Mais le terrain rattrape vite les promesses. H&M affiche tout juste 20 % de coton recyclé dans ses gammes ; le reste provient encore en grande partie de filières conventionnelles. Sur le recyclage, le constat est sec : moins de 1 % des vêtements collectés reviennent sur les rayons sous forme de nouveaux produits. Côté communication, la volonté de transparence cohabite avec des critiques persistantes de greenwashing. Et le rythme effréné des collections reste le principal frein à une mutation profonde du secteur.
Pour limiter la surproduction, H&M mise désormais sur l’intelligence artificielle afin d’ajuster les volumes et répondre plus finement à la demande. Mais la vraie question demeure : comment marier un modèle économique fondé sur la rapidité et la rotation des produits avec une remise à plat des cycles de fabrication et de consommation ?

Vers une mode plus responsable : ce que l’exemple de H&M révèle sur l’avenir de l’industrie textile
La fast fashion a longtemps imposé son tempo à la planète textile. Mais sous la pression des citoyens, des ONG et l’influence de la fondation Ellen MacArthur, la donne change. H&M, qui a ouvert la voie pour la collecte textile à grande échelle, n’est plus isolé sur le créneau de la mode responsable.
Voici comment le paysage évolue chez les grands acteurs :
- Zara, sous la bannière d’Inditex, vise 100 % de matières durables d’ici 2025 et multiplie les collections certifiées.
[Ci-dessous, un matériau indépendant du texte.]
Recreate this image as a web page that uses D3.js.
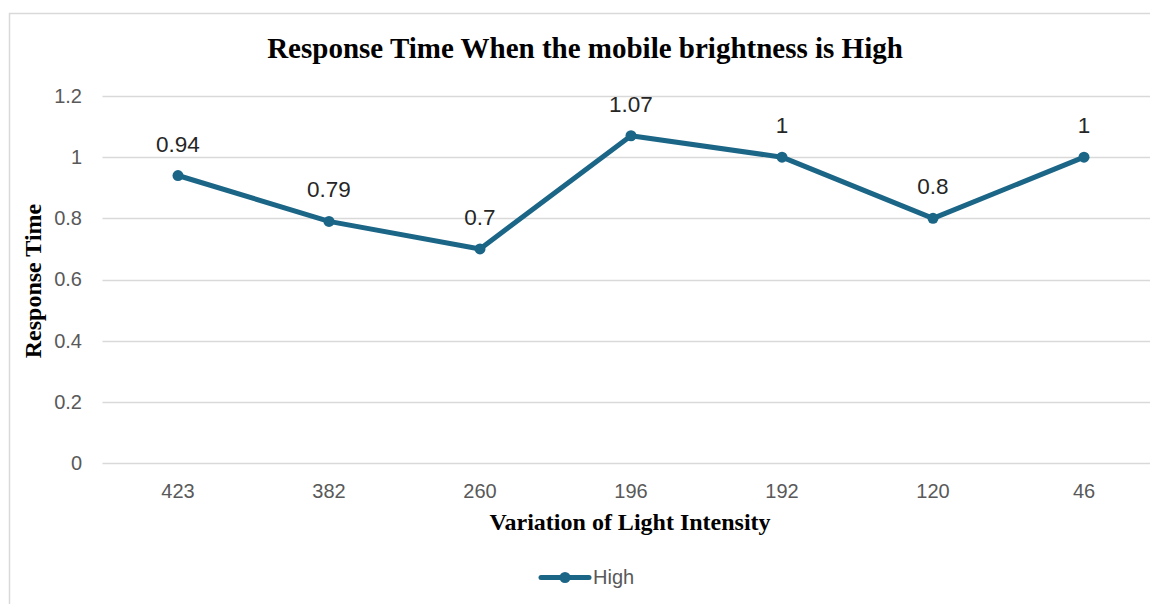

- Adidas annonce la disparition du polyester vierge dans ses produits dès 2024.
- Nike affirme recycler 99 % des déchets issus de la fabrication de ses chaussures.
- Etam prévoit que 80 % de sa gamme répondra à des critères éco-responsables en 2025.
Le mouvement s’accélère. Les labels comme Fair Wear Foundation, GOTS ou Oeko Tex s’affichent sur les étiquettes, preuve d’une attente croissante autour de la traçabilité et du respect de l’environnement. Malgré tout, les paradoxes persistent : le recyclage textile ne parvient pas à dépasser la barre du 1 % de vêtements réellement transformés. La France, en interdisant la destruction des invendus, pousse la filière à évoluer. L’Allemagne, avec le Bouton Vert, donne l’exemple sur la certification environnementale. De nouveaux acteurs, tels Pyratex ou WeDressFair, réinventent l’offre et contribuent à changer les mentalités.
Peu à peu, la filière cherche à s’équilibrer entre économie circulaire et modèles d’économie collaborative. Mais la tâche reste vaste : il s’agit d’allonger la durée de vie des produits, de réduire les déchets et de redéfinir toute la chaîne de valeur. Les signaux sont là ; la transformation ne fait que commencer. Le vrai défi ? Inscrire la mode dans une boucle vertueuse qui ne s’essouffle plus à chaque saison.